A pleading, according to the liberal concepts of Rule 8, is to be judged by its substance rather than by its form or label. 5 Wright & Miller, Federal Practice and Procedure, § 1286, p. 383. As stated in Voytko v. Ramada Inn of Atlantic City, 445 F.Supp. 315, (D.C.N.J.1978), at 325:
"It would be improper to dismiss a claim which raises a cognizable cause of action where that claim is merely mislabeled, in view of the command of F.R.C.P. 8(f) that, `[a]ll pleadings shall be so construed as to do substantial justice'."
Thus, even if appellant had not sought to correct the mislabeling of its complaint, the order of dismissal was erroneous.
III
The bankruptcy judge also abused his discretion in denying appellant's motion to amend its complaint. "A party may amend his pleading once as a matter of course at any time before a responsive pleading is served . . ." Fed.Rule Civ.Proc. 15(a). No answer had been filed and a motion to dismiss is not a responsive pleading. Nolen v. Fitzharris, 450 F.2d 958 (9th Cir. 1971); Richardson v. U.S., 336 F.2d 265 (9th Cir. 1964).
The trial court apparently was persuaded by the argument that the proposed amendments would have changed the cause of action from an objection to discharge under 11 U.S.C. § 727 to a determination of the dischargeability of a particular debt under 11 U.S.C. § 523(a)(2). Appellees argue that because the amendment was proposed after the bar date fixed pursuant to Bankruptcy Rule 409(a)(2), it represented an untimely new cause of action.
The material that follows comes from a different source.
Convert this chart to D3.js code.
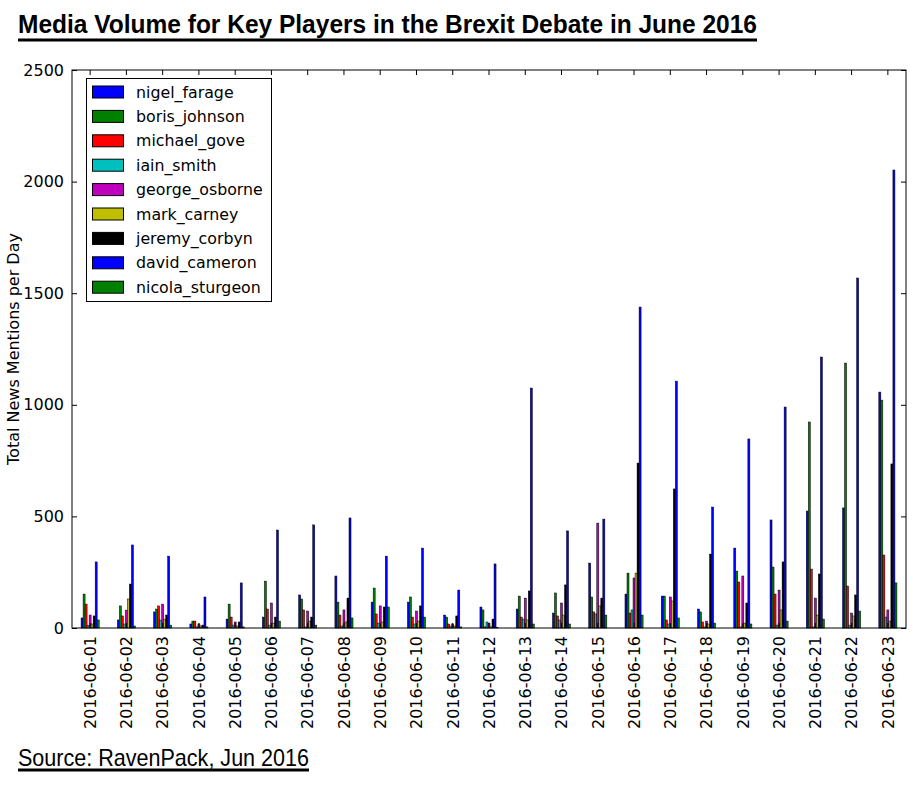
<!DOCTYPE html>
<html><head><meta charset="utf-8">
<script src="https://cdn.jsdelivr.net/npm/d3@7"></script>
<style>body{margin:0;background:#fff}</style>
</head><body>
<script>
const dates = ["2016-06-01","2016-06-02","2016-06-03","2016-06-04","2016-06-05","2016-06-06","2016-06-07","2016-06-08","2016-06-09","2016-06-10","2016-06-11","2016-06-12","2016-06-13","2016-06-14","2016-06-15","2016-06-16","2016-06-17","2016-06-18","2016-06-19","2016-06-20","2016-06-21","2016-06-22","2016-06-23"];
const seriesNames = ["nigel_farage","boris_johnson","michael_gove","iain_smith","george_osborne","mark_carney","jeremy_corbyn","david_cameron","nicola_sturgeon"];
const seriesColors = ["#0000ff","#008000","#ff0000","#00bfbf","#bf00bf","#bfbf00","#000000","#0000ff","#008000"];
const nigel_farage   = [45,36,72,18,40,49,148,233,116,116,58,94,85,67,291,152,143,85,358,484,524,538,1057];
const boris_johnson  = [152,99,85,31,107,210,130,116,179,139,49,81,143,157,139,246,143,72,255,273,923,1187,1021];
const michael_gove   = [107,54,99,31,49,85,81,58,63,49,18,5,49,54,72,67,36,27,206,152,264,188,327];
const iain_smith     = [12,18,36,5,13,13,5,9,22,18,9,27,40,36,63,81,18,5,5,13,5,13,49];
const george_osborne = [58,80,107,18,27,112,76,81,99,76,18,22,134,112,470,224,139,31,233,170,134,67,81];
const mark_carney    = [18,130,40,9,9,22,31,27,27,31,9,5,36,58,99,246,121,18,22,81,58,54,31];
const jeremy_corbyn  = [54,197,58,13,27,49,49,134,94,99,54,40,166,193,134,739,623,331,112,296,242,148,735];
const david_cameron  = [296,372,322,139,202,439,462,493,322,358,170,287,1075,435,488,1438,1106,542,847,990,1214,1568,2052];
const nicola_sturgeon= [36,9,13,5,5,31,13,45,94,49,5,3,18,18,58,58,45,22,18,31,40,76,202];
const allSeries = [nigel_farage,boris_johnson,michael_gove,iain_smith,george_osborne,mark_carney,jeremy_corbyn,david_cameron,nicola_sturgeon];
const yTicks = [0,500,1000,1500,2000,2500];

const W = 913, H = 792;
const L = 72, R = 906, T = 70, B = 628;
const FONT = "'DejaVu Sans', sans-serif";
const svg = d3.select("body").append("svg").attr("width", W).attr("height", H)
  .style("font-family", FONT);

const x = d3.scaleBand().domain(dates).range([L, R]).paddingInner(0.5).paddingOuter(0.25);
const xs = d3.scaleBand().domain(seriesNames).range([0, x.bandwidth()]);
const y = d3.scaleLinear().domain([0, 2500]).range([B, T]);

// bars
const groups = svg.append("g").selectAll("g").data(dates).join("g")
  .attr("transform", d => `translate(${x(d)},0)`);
groups.selectAll("rect").data((d, i) => seriesNames.map((s, j) => ({s, j, v: allSeries[j][i]})))
  .join("rect")
  .attr("x", d => xs(d.s))
  .attr("width", xs.bandwidth())
  .attr("y", d => y(d.v))
  .attr("height", d => B - y(d.v))
  .attr("fill", d => seriesColors[d.j])
  .attr("stroke", "#000").attr("stroke-width", 0.5);

// frame
svg.append("rect").attr("x", L).attr("y", T).attr("width", R - L).attr("height", B - T)
  .attr("fill", "none").attr("stroke", "#000").attr("stroke-width", 1);

// y axis
const yAxis = d3.axisLeft(y).tickValues(yTicks).tickFormat(d3.format("d")).tickSizeInner(-5).tickSizeOuter(0).tickPadding(8);
const gy = svg.append("g").attr("transform", `translate(${L},0)`).call(yAxis);
gy.select(".domain").remove();
gy.selectAll("text").style("font-size", "16px").style("font-family", FONT).attr("fill", "#000");
gy.selectAll("line").attr("stroke", "#000");
const yAxisR = d3.axisRight(y).tickValues(yTicks).tickSizeInner(-5).tickSizeOuter(0).tickFormat("");
const gyr = svg.append("g").attr("transform", `translate(${R},0)`).call(yAxisR);
gyr.select(".domain").remove();

// x axis
const xAxis = d3.axisBottom(x).tickSizeInner(-5).tickSizeOuter(0).tickPadding(8);
const gx = svg.append("g").attr("transform", `translate(0,${B})`).call(xAxis);
gx.select(".domain").remove();
gx.selectAll("text")
  .style("font-size", "16px").style("font-family", FONT).attr("fill", "#000")
  .attr("transform", "rotate(-90)")
  .attr("text-anchor", "end")
  .attr("x", -8).attr("y", 0).attr("dy", "0.36em");
const xAxisT = d3.axisTop(x).tickSizeInner(-5).tickSizeOuter(0).tickFormat("");
const gxt = svg.append("g").attr("transform", `translate(0,${T})`).call(xAxisT);
gxt.select(".domain").remove();

// y label
svg.append("text").attr("transform", `translate(19,${(T + B) / 2}) rotate(-90)`)
  .attr("text-anchor", "middle").style("font-size", "16px").text("Total News Mentions per Day");

// legend
const lg = svg.append("g");
lg.append("rect").attr("x", 86.5).attr("y", 78.5).attr("width", 185).attr("height", 223)
  .attr("fill", "#fff").attr("stroke", "#000").attr("stroke-width", 1);
seriesNames.forEach((s, j) => {
  const yy = 92 + j * 24.4;
  lg.append("rect").attr("x", 92.5).attr("y", yy - 6).attr("width", 31).attr("height", 12)
    .attr("fill", seriesColors[j]).attr("stroke", "#000").attr("stroke-width", 1);
  lg.append("text").attr("x", 136).attr("y", yy + 5.5).style("font-size", "15.8px").text(s);
});

// title
svg.append("text").attr("x", 18).attr("y", 33)
  .style("font-family", "'Liberation Sans Narrow', 'Arial Narrow', 'Liberation Sans', sans-serif")
  .style("font-weight", "bold").style("font-size", "26px")
  .attr("textLength", 739).attr("lengthAdjust", "spacingAndGlyphs")
  .text("Media Volume for Key Players in the Brexit Debate in June 2016");
svg.append("rect").attr("x", 18).attr("y", 38.5).attr("width", 739).attr("height", 3).attr("fill", "#000");

// source
svg.append("text").attr("x", 18).attr("y", 766)
  .style("font-family", "'Liberation Sans Narrow', 'Arial Narrow', 'Liberation Sans', sans-serif")
  .style("font-size", "24px")
  .attr("textLength", 291).attr("lengthAdjust", "spacingAndGlyphs")
  .text("Source: RavenPack, Jun 2016");
svg.append("rect").attr("x", 18).attr("y", 768.5).attr("width", 291).attr("height", 3).attr("fill", "#000");
</script>
</body></html>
The argument is without merit. Fed. Rule of Civil Procedure 15(c) provides that whenever a "claim asserted in the amended pleading arose out of the conduct, transaction, or occurrence set forth or attempted to be set forth in the original pleading, the amendment relates back to the original pleading." Appellant set forth (or attempted to set forth) a claim based on a transaction involving a false financial statement. The operative facts being unchanged, the amended complaint will be deemed filed as of the date of the original complaint.
Reversal of a trial court's refusal to grant leave to amend is available only if abuse of discretion is found. Komie v. Buehler Corp., 449 F.2d 644 (9th Cir. 1971). The trial court must exercise its discretion, however, and failure to provide a statement of reasons justifying the denial where reasons are not otherwise readily apparent constitutes an abuse of discretion. Hurn v. Retirement Fund Trust of Plumbing, etc., 648 F.2d 1252 at 1254 (9th Cir. 1981).
There being no justification in the record, the trial court's denial of the motion for leave to amend constituted an abuse of discretion.
IV
The orders dismissing the bank's complaint for failure to state a cause of action and denying leave to amend are reversed.